La détersion est moins douloureuse.
Les pansements sont plus espacés (tous les 2 jours puis 2 fois par semaine et 1 fois par semaine).
La durée et le coût global des soins infirmiers seraient réduits.
• L’épidermisation est favorisée par les corps gras, les hydrocolloïdes et hydrocellulaires peuvent encore être utilisés à ce stade.
Les greffes dermo-épidermiques en pastilles ou en résille permettent d’accélérer l’épithélialisation et sont très utiles lors des ulcères de grande taille.
• Les téguments péri-ulcéreux sont traités en fonction de la lésion :
– eczéma et dermite ulcéreuse : antiseptiques locaux et dermocorticoïdes ou pâte à l’eau, crème Dalibour;
– sécheresse cutanée : huile d’amandes douces ou cérat de Galien;
– peau inflammatoire sans infection nette : pommade de Dalibour.
2- Contention veineuse :
La contention est considérée par de nombreux auteurs comme le principal traitement local de l’ulcère veineux.
Plus de la moitié des échecs de cicatrisation seraient dus à une contention mal appliquée ou non portée.
Il faut prendre le temps d’en expliquer l’intérêt au patient et contrôler ultérieurement sa bonne mise en place.
Prescrire soit une bande rigide à extension courte ou une bande élastique à extension longue (par ex. : bande élastique Biflex forte 3,5 m de long et 10 cm de large, à mettre le matin avant le lever, en commençant par la racine des orteils et à ôter le soir).
Après la cicatrisation, le relais peut être assuré par des bas de contention de classe 2 (par ex. : Venoflex 2, Sigvaris 502, au besoin sur mesure).
Le repos en position de drainage veineux doit être conseillé surtout s’il existe un oedème : décubitus dorsal, pieds du lit surélevés de 10 cm, en particulier en cas d’ulcère rebelle ou position assise, jambes allongées sur un tabouret.
3- Traitement chirurgical :
La place de la chirurgie est souvent sous-estimée dans le traitement de l’ulcère de jambe.
Le geste chirurgical, qui peut être réalisé sous anesthésie péridurale ou locorégionale, est effectué le plus souvent après la cicatrisation de l’ulcère ou parallèlement au traitement local en cas d’ulcère rebelle.
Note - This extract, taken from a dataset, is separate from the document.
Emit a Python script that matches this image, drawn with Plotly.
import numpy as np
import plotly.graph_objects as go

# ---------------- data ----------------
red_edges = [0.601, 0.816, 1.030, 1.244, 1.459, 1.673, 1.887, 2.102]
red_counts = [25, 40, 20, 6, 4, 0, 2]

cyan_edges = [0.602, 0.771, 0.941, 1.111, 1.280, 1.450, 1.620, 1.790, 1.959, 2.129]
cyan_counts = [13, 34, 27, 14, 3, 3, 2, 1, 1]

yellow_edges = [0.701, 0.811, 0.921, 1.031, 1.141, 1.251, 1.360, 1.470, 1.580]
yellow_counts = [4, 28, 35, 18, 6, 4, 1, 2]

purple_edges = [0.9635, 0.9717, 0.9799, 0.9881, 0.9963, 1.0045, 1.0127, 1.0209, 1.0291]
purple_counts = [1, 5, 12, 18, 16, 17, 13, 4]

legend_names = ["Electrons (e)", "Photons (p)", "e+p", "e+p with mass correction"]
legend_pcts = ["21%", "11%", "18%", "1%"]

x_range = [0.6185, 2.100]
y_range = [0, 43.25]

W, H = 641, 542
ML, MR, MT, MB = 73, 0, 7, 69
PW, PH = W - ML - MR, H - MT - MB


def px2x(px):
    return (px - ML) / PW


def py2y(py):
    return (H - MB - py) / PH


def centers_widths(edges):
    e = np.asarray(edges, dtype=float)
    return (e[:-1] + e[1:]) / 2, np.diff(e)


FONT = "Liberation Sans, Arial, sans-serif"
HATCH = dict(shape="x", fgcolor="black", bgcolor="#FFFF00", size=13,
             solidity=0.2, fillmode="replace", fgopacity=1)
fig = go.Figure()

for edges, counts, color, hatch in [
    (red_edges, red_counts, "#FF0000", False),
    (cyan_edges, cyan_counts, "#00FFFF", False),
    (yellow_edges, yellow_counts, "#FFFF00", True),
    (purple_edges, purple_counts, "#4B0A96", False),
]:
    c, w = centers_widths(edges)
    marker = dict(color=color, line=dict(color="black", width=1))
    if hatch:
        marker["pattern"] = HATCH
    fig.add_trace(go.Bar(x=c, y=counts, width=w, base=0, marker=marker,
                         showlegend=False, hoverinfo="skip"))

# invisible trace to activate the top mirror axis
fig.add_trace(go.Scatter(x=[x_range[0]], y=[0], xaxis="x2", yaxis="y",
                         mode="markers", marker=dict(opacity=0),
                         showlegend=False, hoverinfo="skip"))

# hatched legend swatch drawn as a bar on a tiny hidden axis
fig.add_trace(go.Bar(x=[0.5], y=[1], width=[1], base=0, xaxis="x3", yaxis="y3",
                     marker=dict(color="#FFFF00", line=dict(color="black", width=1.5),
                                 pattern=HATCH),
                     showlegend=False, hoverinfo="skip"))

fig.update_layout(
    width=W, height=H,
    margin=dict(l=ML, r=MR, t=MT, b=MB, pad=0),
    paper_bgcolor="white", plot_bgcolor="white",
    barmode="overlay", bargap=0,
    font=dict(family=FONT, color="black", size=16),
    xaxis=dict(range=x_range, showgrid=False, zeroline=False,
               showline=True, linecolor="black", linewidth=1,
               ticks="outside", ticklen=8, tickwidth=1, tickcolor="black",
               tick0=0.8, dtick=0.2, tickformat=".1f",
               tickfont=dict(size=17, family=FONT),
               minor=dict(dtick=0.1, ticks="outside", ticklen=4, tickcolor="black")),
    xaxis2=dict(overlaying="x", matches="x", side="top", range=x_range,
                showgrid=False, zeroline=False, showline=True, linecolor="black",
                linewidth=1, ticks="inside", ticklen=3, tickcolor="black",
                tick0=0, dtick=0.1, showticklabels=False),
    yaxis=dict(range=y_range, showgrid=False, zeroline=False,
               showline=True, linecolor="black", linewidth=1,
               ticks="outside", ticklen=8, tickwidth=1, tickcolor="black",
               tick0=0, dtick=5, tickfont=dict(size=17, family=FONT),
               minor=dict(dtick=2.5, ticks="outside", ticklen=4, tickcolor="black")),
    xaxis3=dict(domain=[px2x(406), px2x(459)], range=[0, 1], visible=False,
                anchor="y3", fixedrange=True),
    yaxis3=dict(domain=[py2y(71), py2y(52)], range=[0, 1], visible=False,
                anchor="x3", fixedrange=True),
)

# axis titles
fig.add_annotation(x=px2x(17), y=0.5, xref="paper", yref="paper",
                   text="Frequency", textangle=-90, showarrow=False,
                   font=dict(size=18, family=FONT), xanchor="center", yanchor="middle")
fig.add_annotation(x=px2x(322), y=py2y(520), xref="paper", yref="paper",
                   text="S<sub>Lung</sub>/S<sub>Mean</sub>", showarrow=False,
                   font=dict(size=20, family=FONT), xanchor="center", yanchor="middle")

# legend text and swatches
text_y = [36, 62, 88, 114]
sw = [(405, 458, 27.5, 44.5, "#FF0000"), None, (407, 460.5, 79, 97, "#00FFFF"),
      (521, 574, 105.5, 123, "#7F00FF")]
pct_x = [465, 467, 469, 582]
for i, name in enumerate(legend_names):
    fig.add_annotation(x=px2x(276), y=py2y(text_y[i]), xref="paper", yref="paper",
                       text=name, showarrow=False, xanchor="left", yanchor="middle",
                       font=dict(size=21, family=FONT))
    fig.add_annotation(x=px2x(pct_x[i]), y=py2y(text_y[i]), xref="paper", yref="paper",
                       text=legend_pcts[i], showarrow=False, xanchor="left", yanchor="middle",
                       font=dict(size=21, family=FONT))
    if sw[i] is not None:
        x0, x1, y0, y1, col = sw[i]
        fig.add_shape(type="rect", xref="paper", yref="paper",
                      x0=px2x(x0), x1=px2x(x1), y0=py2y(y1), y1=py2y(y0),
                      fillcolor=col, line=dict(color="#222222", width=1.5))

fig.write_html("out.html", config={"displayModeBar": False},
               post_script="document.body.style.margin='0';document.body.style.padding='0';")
En cas d’insuffisance veineuse superficielle isolée, un stripping de la saphène interne incontinente peut être réalisé, associé à une ligature des perforantes incontinentes.
Parfois une simple crossectomie (crosse de la saphène interne ou externe) est proposée.
D’autres techniques d’éveinage peuvent être utilisées.
Le traitement chirurgical sera complété par des sclérothérapies et une contention puis une surveillance régulière et prolongée.
La chirurgie du réseau veineux profond est plus complexe et sera réalisée, dans certaines indications et en cas d’échec du traitement médical, en centre spécialisé.
4- Sclérothérapie :
Il s’agit de l’injection d’une substance irritante responsable d’une réaction inflammatoire, d’une fibrose et de l’oblitération de la veine incontinente.
Les séances sont espacées de 15 jours à 1 mois.
Ce traitement est le plus souvent réalisé en complément d’un geste chirurgical.
5- Autres traitements :
De nombreux produits ont été essayés à titre adjuvant (phlébotropes).
La mobilisation des articulations du pied et de la jambe pour aider la fonction pompe du mollet, la gymnastique anti-stase ainsi que la crénothérapie peuvent constituer un complément utile.
6- Prévention de l’ulcère veineux :
Elle est essentielle : traitement des varices avant le stade de l’ulcère, traitement préventif des phlébites.
7- Prévention de la récidive :
Elle sera assurée par le port permanent d’une contention.